Deutsche Bahn has in the past compensated Holocaust victims under extensive German government reparations to survivors. The German Foundation Agreement reached with the US in 2000 was considered to have conclusively resolved all outstanding claims against Germany. But under the laws proposed by the US Holocaust Rail Justice Act, which is now before Congress, Deutsche Bahn fears it could face fresh compensation claims in US courts.

Efraim Zuroff, of the Simon Wiesenthal Centre in Jerusalem, said: "To the best of my knowledge, no railroad company has ever been forced to compensate deportees. The cardinal question is the degree of independence which each railway company had in dealing with the deportations of the Jews."

Deutsche Bahn has been highly guarded about Holocaust issues in the past. In 2006, it refused to allow a French exhibition about the role of trains in death camp deportations to be shown at German stations. Last year, a group of eastern European victims of the Nazis announced plans to file a suit against the company in an American court.

Contacted by Der Spiegel magazine yesterday, Deutsche Bahn said it had recruited lawyers and PR advisers to monitor the situation in America, but refused to comment further. It is reported to have contracted the New York PR company Strategy XXI Partners to develop a "communications plan related to Holocaust asset issues". The German broadcaster Deutsche Welle said it had also engaged the New York legal firm White and Case to deal with "World War II-related issues".

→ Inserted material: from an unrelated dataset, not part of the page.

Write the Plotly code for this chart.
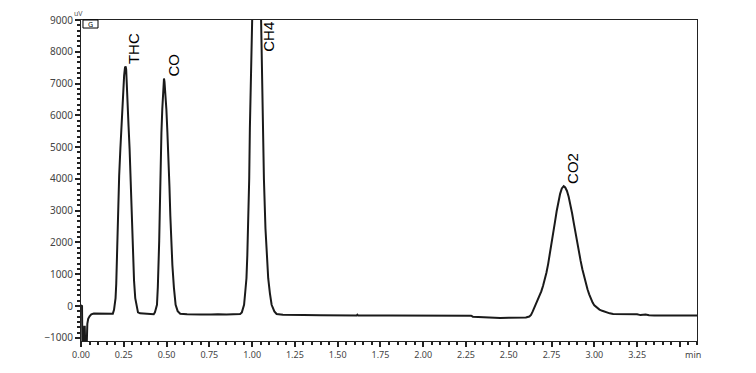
import plotly.graph_objects as go

# ---- data ----
time_min = [
    # start-up disturbance and baseline
    0.000, 0.006, 0.008, 0.016, 0.019, 0.022, 0.025, 0.033, 0.037, 0.042,
    0.050, 0.060, 0.075, 0.100, 0.130, 0.160, 0.180,
    # THC
    0.186, 0.193, 0.198, 0.202, 0.206, 0.210, 0.213, 0.217, 0.223, 0.230,
    0.238, 0.245, 0.252, 0.257, 0.261, 0.264, 0.268, 0.272, 0.278, 0.284,
    0.289, 0.294, 0.299, 0.303, 0.310, 0.317, 0.325, 0.333, 0.345, 0.380,
    0.410, 0.425,
    # CO
    0.432, 0.438, 0.444, 0.449, 0.454, 0.457, 0.460, 0.465, 0.470, 0.475,
    0.479, 0.482, 0.485, 0.488, 0.492, 0.499, 0.505, 0.512, 0.517, 0.522,
    0.528, 0.534, 0.543, 0.553, 0.565, 0.580, 0.620, 0.680, 0.700, 0.760,
    0.800, 0.850, 0.900, 0.930,
    # CH4
    0.940, 0.948, 0.953, 0.960, 0.967, 0.972, 0.977, 0.983, 0.987, 0.997,
    1.008, 1.024, 1.040, 1.051, 1.062, 1.069, 1.078, 1.086, 1.094, 1.104,
    1.114, 1.130, 1.143, 1.180, 1.220,
    # long baseline
    1.300, 1.400, 1.500, 1.610, 1.615, 1.620, 1.800, 2.000, 2.200, 2.280,
    2.290, 2.350, 2.400, 2.450, 2.500, 2.550, 2.600, 2.620,
    # CO2
    2.630, 2.640, 2.650, 2.660, 2.670, 2.680, 2.690, 2.700, 2.710, 2.720,
    2.730, 2.740, 2.750, 2.760, 2.770, 2.780, 2.790, 2.800, 2.810, 2.821,
    2.830, 2.840, 2.850, 2.860, 2.870, 2.880, 2.890, 2.900, 2.910, 2.920,
    2.930, 2.940, 2.950, 2.960, 2.970, 2.980, 2.990, 3.000, 3.015, 3.030,
    3.046, 3.070, 3.090, 3.110,
    # tail baseline
    3.250, 3.270, 3.300, 3.320, 3.350, 3.500, 3.600,
]
signal_uv = [
    0, 20, -1300, -1300, -650, -650, -1300, -1300, -560, -400,
    -320, -260, -235, -240, -250, -250, -255,
    -240, -120, 50, 250, 700, 1500, 2400, 3300, 4100, 4940,
    5850, 6710, 7250, 7500, 7540, 7450, 7050, 6400, 5650, 4940,
    4100, 3280, 2400, 1500, 800, 250, -60, -200, -230, -250,
    -260, -260,
    -200, -100, 40, 600, 1290, 2050, 2850, 4625, 5450, 6190,
    6750, 7050, 7160, 7050, 6750, 6190, 5450, 4625, 3750, 2850,
    2000, 1290, 580, 40, -160, -240, -260, -250, -270, -265,
    -255, -270, -270, -250,
    -200, -80, 40, 450, 875, 1600, 2440, 4000, 5625, 9000,
    12800, 15000, 12800, 9000, 5625, 4000, 2440, 1600, 875, 400,
    40, -170, -250, -275, -270,
    -280, -290, -295, -300, -270, -300, -300, -300, -300, -305,
    -335, -350, -370, -375, -370, -375, -360, -330,
    -280, -170, -40, 60, 160, 300, 460, 630, 820, 1050,
    1320, 1620, 1950, 2300, 2650, 2990, 3290, 3530, 3700, 3770,
    3730, 3620, 3440, 3200, 2920, 2610, 2290, 1990, 1700, 1420,
    1160, 920, 710, 530, 370, 230, 110, 20, -60, -110,
    -150, -200, -230, -250,
    -260, -285, -270, -290, -300, -300, -300,
]

peak_names = ["THC", "CO", "CH4", "CO2"]
peak_times = [0.261, 0.485, 1.024, 2.821]
peak_heights = [7540, 7160, 15000, 3770]

x_tick_values = [0, 0.25, 0.5, 0.75, 1.0, 1.25, 1.5, 1.75, 2.0, 2.25, 2.5, 2.75, 3.0, 3.25, 3.5]
x_tick_labels = ["0.00", "0.25", "0.50", "0.75", "1.00", "1.25", "1.50", "1.75",
                 "2.00", "2.25", "2.50", "2.75", "3.00", "3.25", ""]

# ---- figure ----
X_RANGE = [0, 3.6]
Y_RANGE = [-1100, 9000]

fig = go.Figure()
fig.add_trace(go.Scatter(
    x=time_min, y=signal_uv, mode="lines",
    line=dict(color="#1a1a1a", width=2),
    hoverinfo="skip", showlegend=False,
))

label_xshift = {"THC": -1, "CO": 0, "CH4": 2, "CO2": 0}
for name, t, h in zip(peak_names, peak_times, peak_heights):
    clipped = h >= Y_RANGE[1]
    fig.add_annotation(
        x=t, y=min(h, Y_RANGE[1]), xref="x", yref="y",
        text=name, textangle=-90, showarrow=False,
        xanchor="left", yanchor="top" if clipped else "bottom",
        xshift=label_xshift[name], yshift=-1 if clipped else 1,
        borderpad=0,
        font=dict(family="Liberation Sans, Arial", size=15, color="#000000"),
    )

# "min" unit label at the right end of the time axis
fig.add_annotation(
    x=0.994, y=-0.042, xref="paper", yref="paper", text="min", showarrow=False,
    xanchor="center", yanchor="middle",
    font=dict(family="Noto Sans", size=9, color="#444444"),
)
# "uV" unit label above the signal axis
fig.add_annotation(
    x=-0.004, y=1.0, xref="paper", yref="paper", text="uV", showarrow=False,
    xanchor="center", yanchor="bottom",
    font=dict(family="Noto Sans", size=7, color="#555555"),
)
# small channel box in the top-left corner
fig.add_shape(type="rect", xref="paper", yref="paper",
              x0=0.0032, x1=0.0276, y0=0.975, y1=1.0,
              line=dict(color="#000000", width=1), fillcolor="white")
fig.add_annotation(
    x=0.0154, y=0.9875, xref="paper", yref="paper", text="G", showarrow=False,
    xanchor="center", yanchor="middle",
    font=dict(family="Noto Sans", size=7, color="#000000"),
)

axis_common = dict(
    showgrid=False, zeroline=False, showline=True, mirror=True,
    linecolor="#222222", linewidth=1,
    ticks="outside", ticklen=5, tickwidth=1.5, tickcolor="#222222",
)

fig.update_xaxes(
    range=X_RANGE, tickmode="array", tickvals=x_tick_values, ticktext=x_tick_labels,
    tickfont=dict(family="Noto Sans", size=9, color="#444444"),
    minor=dict(tickmode="linear", tick0=0, dtick=0.05, ticks="outside",
               ticklen=3, tickwidth=1.5, tickcolor="#222222"),
    **axis_common,
)
fig.update_yaxes(
    range=Y_RANGE, tickmode="linear", tick0=0, dtick=1000,
    tickfont=dict(family="Noto Sans", size=10, color="#444444"),
    minor=dict(tickmode="linear", tick0=0, dtick=1000 / 6, ticks="outside",
               ticklen=3, tickwidth=1.5, tickcolor="#222222"),
    **axis_common,
)

fig.update_layout(
    width=756, height=373,
    margin=dict(l=81, r=59, t=20, b=30, pad=0),
    paper_bgcolor="white", plot_bgcolor="white",
    showlegend=False,
)

fig.write_html("out.html")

The US law is specifically designed to gain compensation from the French rail group SNCF, but legal experts say it could also apply to other European networks including Deutsche Bahn.

Charles Schumer, a US Senator who is sponsoring the Bill, said that of the 76,000 Jews, resistance fighters and US prisoners deported to Nazi camps by SNCF, only 3 per cent survived.

Previous US attempts to claim against SNCF failed because of legal complications which made it difficult to sue other countries and their government-owned entities in American courts. However, the Holocaust Rail Justice Act would sweep away such restrictions and allow non-American Holocaust survivors to sue European rail firms.

But whether the law would entitle victims to make fresh claims against Deutsche Bahn is still open to debate. Harriet Tamen, a New York lawyer representing 600 Holocaust survivors in a case against SNCF, said the Bill applied only to the French network. "We do not believe this law, once passed, will affect any other railroad in Europe," she said.

However, Richard Weisberg, director of Holocaust and human rights studies at New York's Yeshiva University, said it was clear the law could be applied to other European rail operators which took part in the Holocaust.